* **Task directions**
Locate the word "this" in the entries below, then gather every line that holds it.

* **Recorded information**
┄┄┄┄┄┄┄┄┄┄

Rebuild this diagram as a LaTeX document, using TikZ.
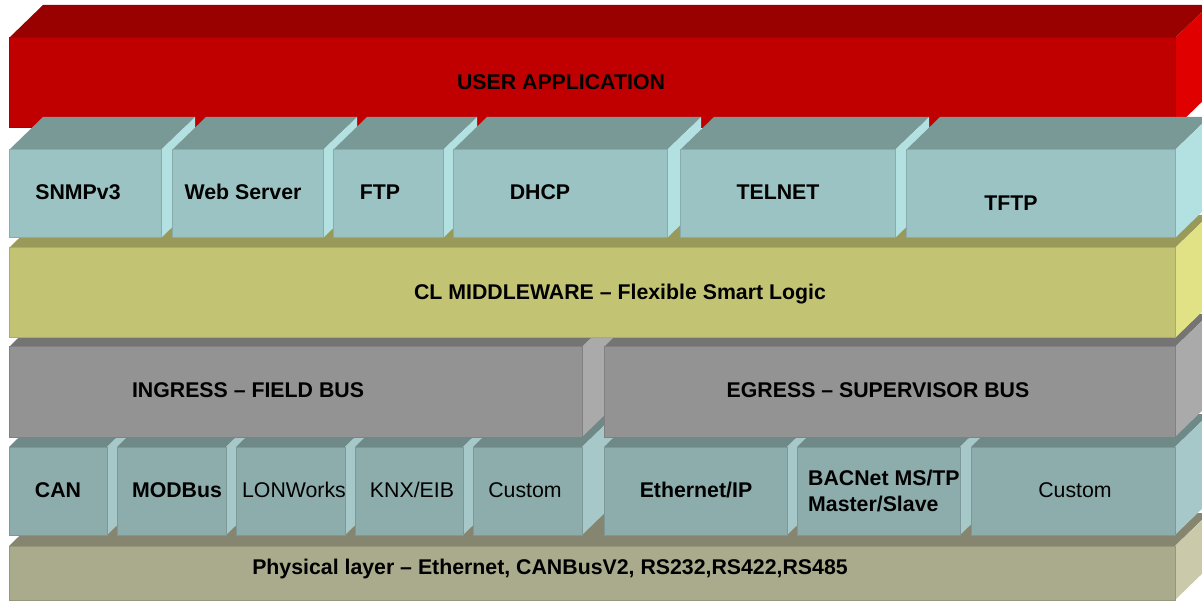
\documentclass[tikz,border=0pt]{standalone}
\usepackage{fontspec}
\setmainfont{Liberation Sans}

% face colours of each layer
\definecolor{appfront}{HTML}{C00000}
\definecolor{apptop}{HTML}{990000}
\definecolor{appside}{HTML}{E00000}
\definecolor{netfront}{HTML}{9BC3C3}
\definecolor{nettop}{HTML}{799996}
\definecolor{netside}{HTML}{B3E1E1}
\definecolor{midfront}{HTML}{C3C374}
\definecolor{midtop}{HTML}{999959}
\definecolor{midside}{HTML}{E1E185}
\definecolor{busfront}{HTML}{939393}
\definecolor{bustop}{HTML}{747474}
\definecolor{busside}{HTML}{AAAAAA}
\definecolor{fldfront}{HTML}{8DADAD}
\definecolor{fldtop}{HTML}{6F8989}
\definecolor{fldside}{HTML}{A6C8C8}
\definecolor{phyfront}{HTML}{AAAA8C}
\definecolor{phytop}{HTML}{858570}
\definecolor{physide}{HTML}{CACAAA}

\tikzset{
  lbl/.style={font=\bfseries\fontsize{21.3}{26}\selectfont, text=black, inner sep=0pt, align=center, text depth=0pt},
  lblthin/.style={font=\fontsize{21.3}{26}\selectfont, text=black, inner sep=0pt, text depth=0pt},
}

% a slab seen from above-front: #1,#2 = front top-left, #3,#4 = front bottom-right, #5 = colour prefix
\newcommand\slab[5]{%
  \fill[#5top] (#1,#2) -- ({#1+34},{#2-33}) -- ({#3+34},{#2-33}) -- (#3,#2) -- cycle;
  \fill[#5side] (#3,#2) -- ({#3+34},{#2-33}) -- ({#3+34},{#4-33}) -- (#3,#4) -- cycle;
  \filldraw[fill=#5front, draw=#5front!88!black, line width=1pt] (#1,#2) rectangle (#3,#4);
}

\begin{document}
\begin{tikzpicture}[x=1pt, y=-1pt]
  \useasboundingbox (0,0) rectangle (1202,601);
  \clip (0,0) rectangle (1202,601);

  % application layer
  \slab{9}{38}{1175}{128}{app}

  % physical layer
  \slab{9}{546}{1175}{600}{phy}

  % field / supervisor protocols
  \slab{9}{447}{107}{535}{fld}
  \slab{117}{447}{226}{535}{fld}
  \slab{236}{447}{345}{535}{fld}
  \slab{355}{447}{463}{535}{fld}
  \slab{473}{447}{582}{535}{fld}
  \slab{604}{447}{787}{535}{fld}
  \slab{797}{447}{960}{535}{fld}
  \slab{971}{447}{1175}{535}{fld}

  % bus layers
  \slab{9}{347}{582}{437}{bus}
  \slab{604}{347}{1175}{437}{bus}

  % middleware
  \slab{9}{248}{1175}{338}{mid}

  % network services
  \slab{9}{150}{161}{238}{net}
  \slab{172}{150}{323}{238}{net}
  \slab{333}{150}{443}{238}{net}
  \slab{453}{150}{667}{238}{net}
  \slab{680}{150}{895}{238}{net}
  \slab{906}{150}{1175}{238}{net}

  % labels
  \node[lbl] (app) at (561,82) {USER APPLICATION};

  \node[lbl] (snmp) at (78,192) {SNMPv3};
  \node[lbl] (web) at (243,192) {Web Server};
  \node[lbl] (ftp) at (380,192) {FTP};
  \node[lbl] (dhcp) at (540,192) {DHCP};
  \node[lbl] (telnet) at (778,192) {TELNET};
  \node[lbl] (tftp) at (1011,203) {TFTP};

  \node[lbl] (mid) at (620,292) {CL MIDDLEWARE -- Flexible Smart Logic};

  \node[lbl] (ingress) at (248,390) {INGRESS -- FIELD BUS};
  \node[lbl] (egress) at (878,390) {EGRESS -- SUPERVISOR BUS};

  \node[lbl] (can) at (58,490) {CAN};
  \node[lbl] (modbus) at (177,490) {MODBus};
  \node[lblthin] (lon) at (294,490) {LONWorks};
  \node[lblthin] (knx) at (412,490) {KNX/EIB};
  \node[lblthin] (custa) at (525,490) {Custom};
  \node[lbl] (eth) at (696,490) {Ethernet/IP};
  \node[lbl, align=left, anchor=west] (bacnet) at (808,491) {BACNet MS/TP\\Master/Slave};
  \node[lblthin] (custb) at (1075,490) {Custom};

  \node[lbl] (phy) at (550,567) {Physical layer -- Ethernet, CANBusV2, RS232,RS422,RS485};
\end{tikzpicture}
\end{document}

┄┄┄┄┄┄┄┄┄┄

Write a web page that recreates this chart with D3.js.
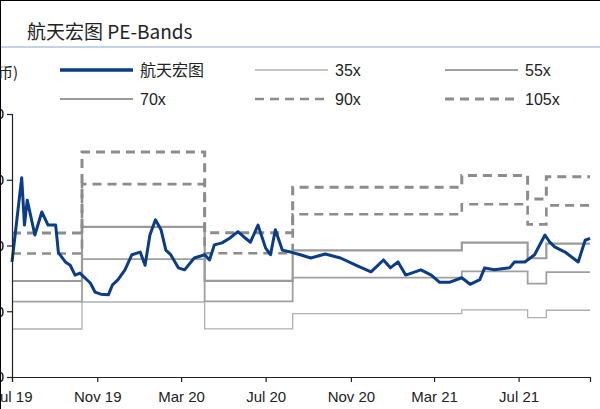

┄┄┄┄┄┄┄┄┄┄

* **Exercise solution**
Rebuild this diagram as a LaTeX document, using TikZ.
Write a web page that recreates this chart with D3.js.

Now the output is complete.